Entries taken from a collection
+ + +

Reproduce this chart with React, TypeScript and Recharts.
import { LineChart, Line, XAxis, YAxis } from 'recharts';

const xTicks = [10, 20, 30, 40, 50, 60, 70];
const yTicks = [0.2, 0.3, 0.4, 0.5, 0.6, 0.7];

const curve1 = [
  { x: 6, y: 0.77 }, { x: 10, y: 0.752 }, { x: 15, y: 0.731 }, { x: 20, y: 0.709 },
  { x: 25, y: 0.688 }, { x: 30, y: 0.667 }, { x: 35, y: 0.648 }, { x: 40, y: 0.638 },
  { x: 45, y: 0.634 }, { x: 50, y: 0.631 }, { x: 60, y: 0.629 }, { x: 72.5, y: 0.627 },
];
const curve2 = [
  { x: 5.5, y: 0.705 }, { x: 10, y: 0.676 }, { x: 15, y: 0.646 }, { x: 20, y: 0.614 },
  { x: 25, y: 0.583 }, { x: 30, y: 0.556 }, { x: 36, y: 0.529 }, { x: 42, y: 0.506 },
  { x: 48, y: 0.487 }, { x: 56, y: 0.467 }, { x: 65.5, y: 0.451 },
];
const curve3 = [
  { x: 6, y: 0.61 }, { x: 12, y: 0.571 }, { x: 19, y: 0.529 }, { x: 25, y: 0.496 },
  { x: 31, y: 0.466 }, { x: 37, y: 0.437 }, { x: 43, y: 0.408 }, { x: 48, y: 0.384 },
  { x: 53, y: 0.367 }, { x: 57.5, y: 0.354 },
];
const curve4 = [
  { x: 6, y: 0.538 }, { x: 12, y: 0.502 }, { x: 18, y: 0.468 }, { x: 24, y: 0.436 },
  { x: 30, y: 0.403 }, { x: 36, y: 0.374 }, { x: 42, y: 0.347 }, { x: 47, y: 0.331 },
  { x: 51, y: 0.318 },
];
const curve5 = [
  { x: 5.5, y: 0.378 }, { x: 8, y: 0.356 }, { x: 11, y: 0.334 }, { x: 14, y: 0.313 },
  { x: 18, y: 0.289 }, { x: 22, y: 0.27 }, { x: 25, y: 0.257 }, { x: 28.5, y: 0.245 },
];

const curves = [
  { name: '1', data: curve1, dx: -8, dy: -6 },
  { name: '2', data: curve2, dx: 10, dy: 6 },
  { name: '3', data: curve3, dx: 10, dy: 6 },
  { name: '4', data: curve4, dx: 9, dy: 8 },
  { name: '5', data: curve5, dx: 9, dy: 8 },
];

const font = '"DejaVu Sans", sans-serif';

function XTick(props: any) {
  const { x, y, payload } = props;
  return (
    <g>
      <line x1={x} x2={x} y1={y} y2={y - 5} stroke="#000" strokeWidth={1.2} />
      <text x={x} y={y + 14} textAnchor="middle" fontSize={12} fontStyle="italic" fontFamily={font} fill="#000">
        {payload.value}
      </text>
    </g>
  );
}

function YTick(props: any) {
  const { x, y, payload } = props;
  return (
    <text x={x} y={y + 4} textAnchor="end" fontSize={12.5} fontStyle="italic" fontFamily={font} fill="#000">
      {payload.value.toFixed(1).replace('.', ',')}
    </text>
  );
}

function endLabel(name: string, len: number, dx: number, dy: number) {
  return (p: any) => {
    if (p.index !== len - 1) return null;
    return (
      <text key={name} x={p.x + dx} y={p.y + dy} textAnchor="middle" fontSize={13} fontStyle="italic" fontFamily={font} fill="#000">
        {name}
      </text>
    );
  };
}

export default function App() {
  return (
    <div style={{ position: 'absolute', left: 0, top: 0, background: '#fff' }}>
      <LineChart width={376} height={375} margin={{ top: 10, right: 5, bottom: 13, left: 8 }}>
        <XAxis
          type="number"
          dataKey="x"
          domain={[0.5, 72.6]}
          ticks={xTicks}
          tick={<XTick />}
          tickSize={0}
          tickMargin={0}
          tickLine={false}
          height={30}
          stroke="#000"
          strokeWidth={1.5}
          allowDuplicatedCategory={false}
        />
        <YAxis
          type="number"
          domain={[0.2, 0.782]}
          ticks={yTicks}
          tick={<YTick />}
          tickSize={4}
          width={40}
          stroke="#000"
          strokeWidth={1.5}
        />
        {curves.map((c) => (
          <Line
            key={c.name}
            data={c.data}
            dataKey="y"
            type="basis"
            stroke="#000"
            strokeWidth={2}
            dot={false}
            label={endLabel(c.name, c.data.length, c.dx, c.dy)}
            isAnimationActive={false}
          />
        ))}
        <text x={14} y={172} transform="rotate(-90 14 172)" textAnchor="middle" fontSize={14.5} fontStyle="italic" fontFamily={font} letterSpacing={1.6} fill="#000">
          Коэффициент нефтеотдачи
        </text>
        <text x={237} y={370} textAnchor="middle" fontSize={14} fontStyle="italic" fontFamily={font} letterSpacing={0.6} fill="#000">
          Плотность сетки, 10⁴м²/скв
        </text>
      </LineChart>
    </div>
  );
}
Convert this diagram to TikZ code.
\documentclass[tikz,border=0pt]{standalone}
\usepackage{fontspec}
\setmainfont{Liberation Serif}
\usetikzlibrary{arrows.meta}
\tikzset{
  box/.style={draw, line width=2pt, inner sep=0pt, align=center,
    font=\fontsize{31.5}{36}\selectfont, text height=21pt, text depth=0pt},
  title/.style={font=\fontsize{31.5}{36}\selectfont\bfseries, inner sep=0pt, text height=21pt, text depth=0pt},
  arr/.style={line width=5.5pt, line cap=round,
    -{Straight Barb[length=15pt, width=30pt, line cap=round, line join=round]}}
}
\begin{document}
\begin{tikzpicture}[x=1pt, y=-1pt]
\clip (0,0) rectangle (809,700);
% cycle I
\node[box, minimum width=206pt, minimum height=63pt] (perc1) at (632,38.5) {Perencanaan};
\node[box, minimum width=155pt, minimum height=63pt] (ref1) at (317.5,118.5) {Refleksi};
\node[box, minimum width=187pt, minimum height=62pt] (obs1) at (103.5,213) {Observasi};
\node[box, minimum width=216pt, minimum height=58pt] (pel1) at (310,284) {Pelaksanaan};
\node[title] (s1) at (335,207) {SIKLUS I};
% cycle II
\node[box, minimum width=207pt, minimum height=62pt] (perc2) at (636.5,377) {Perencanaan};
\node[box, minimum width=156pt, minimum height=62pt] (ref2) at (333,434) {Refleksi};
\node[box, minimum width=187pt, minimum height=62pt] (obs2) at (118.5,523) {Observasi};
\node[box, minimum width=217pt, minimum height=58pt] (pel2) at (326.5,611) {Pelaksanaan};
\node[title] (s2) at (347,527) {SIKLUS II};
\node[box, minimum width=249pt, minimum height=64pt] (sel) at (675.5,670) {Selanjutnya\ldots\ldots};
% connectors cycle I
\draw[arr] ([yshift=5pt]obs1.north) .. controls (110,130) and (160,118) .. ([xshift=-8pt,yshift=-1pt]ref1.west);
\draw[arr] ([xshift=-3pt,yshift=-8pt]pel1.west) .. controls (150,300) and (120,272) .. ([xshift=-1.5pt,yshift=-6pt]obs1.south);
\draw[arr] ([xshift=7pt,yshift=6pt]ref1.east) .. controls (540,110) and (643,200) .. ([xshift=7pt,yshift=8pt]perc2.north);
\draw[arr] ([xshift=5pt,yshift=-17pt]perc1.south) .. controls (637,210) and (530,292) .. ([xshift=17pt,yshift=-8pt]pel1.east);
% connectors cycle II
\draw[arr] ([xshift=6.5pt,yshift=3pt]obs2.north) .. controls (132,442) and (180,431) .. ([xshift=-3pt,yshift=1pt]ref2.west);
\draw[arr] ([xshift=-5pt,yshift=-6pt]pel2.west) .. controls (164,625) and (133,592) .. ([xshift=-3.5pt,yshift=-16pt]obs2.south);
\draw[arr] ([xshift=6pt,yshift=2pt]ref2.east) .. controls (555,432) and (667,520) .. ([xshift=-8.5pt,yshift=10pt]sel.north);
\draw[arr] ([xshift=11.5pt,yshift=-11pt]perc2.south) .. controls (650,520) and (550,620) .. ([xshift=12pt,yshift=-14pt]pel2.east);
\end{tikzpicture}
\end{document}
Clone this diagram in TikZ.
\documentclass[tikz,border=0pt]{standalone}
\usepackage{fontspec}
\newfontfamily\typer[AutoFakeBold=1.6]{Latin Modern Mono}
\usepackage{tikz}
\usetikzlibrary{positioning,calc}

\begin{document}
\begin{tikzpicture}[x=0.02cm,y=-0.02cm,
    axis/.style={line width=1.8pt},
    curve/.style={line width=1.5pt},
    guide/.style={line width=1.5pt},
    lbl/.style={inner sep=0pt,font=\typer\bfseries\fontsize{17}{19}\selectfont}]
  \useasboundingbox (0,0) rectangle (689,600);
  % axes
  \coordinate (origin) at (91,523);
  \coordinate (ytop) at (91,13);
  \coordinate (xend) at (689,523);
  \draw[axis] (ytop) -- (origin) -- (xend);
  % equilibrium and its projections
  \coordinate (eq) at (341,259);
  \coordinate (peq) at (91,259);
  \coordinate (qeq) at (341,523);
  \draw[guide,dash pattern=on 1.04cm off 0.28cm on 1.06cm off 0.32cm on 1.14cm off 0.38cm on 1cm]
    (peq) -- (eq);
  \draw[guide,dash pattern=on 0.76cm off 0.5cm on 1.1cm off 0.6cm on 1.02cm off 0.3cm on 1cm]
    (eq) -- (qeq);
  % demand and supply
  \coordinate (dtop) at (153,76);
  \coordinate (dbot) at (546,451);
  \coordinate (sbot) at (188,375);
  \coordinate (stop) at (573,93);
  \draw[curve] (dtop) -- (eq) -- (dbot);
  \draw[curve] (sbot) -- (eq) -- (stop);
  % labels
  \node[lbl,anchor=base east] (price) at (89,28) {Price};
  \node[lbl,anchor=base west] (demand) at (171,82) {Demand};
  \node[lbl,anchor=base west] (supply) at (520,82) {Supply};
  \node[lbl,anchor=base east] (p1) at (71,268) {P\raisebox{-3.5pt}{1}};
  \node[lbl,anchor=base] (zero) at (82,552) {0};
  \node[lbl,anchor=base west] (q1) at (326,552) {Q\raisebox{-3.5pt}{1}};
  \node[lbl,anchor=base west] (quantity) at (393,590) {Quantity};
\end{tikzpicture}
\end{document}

+ + +

Exactly as they stand, please print the lines from the first line of the records above down to the line that includes "const yTicks = [0.2, 0.3, 0.4, 0.5, 0.6, 0.7];", both of those included and no others.

Reproduce this chart with React, TypeScript and Recharts.
import { LineChart, Line, XAxis, YAxis } from 'recharts';

const xTicks = [10, 20, 30, 40, 50, 60, 70];
const yTicks = [0.2, 0.3, 0.4, 0.5, 0.6, 0.7];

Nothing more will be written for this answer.